RE: [Nolug] ISP failover w/DNS

From: John Souvestre <johns_at_sstar.com>
Date: Sat, 14 May 2011 13:38:15 -0500
Message-ID: <02c701cc1266$1957cb50$4c0761f0$@sstar.com>

Hi Chris.

 

Any time you reference a DNS resolver that you can't reach you will
experience a delay before trying the next DNS resolver in the list. You
want to avoid this situation!

 

Any router you use should for a load balancing or failover function should
have at least a DNS forwarder built in. Furthermore, when the external DNS
resolvers are defined in it, they should be per input feed. Thus the router
knows which external DNS resolvers to use based on which line(s) is up.

 

Regards,

 

John

    John Souvestre - New Orleans LA - (504) 454-0899

 

From: owner-nolug@stoney.kellynet.org
[mailto:owner-nolug@stoney.kellynet.org] On Behalf Of Chris Jones
Sent: Saturday, May 14, 2011 1:28 pm
To: nolug@nolug.org
Subject: [Nolug] ISP failover w/DNS

 

I was thinking about a project I'm working on for a client of mine. They're
going to have 2 ISP's piped into their network, and use a router that does
failover. I probably won't even need to do this in my case, but I was just
thinking if setting up dual internet w/ failover becomes more common, this
is a situation that could easily be encountered. Most of my clients that
would ever want internet redundancy probably have their own DNS server
anyways. :) I know some of you guys work for ISP's, and there are even a
couple of CCNP's on here I believe. I consider myself very knowledgeable
about TCP/IP, but probably nothing like what you have to know to get a CCNP
or CCIE. (actually, CCNA/CCNP is probably what I should work on next)

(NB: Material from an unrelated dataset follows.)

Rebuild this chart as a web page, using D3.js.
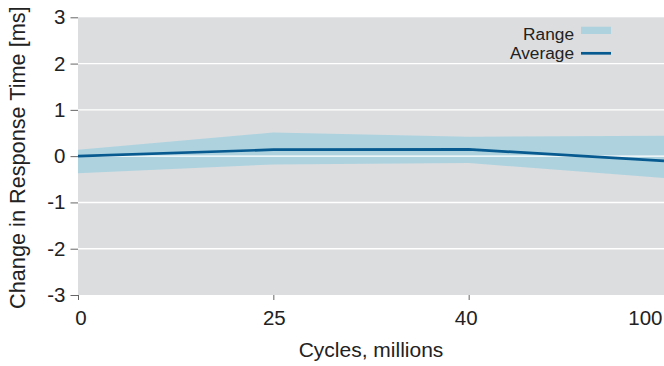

The thing I was thinking about, is if you have 2 ISP's, each one has their
own DNS servers. Let's hypothetically say the ISP's are Cox and AT&T (they
aren't actually, for geographical reasons), and each ISP has 2 DNS servers.
Set Cox as the primary ISP, and if that goes down, it fails over to the
slower AT&T line. If you set the computers behind the firewall to Cox's DNS
servers, when it fails over to AT&T, it will probably lose access to Cox's
DNS servers. So, what would be the "best practices" way to combine the two
sets of DNS servers on a network? Obviously most operating systems will let
you put even more than 2 DNS servers, so you can just list them all, which
is probably fine to do if the router doesn't have its own built in DNS
forwarder. (so you could set the PC's to just use 192.168.1.1 as their DNS,
and the router will route the DNS requests on its own)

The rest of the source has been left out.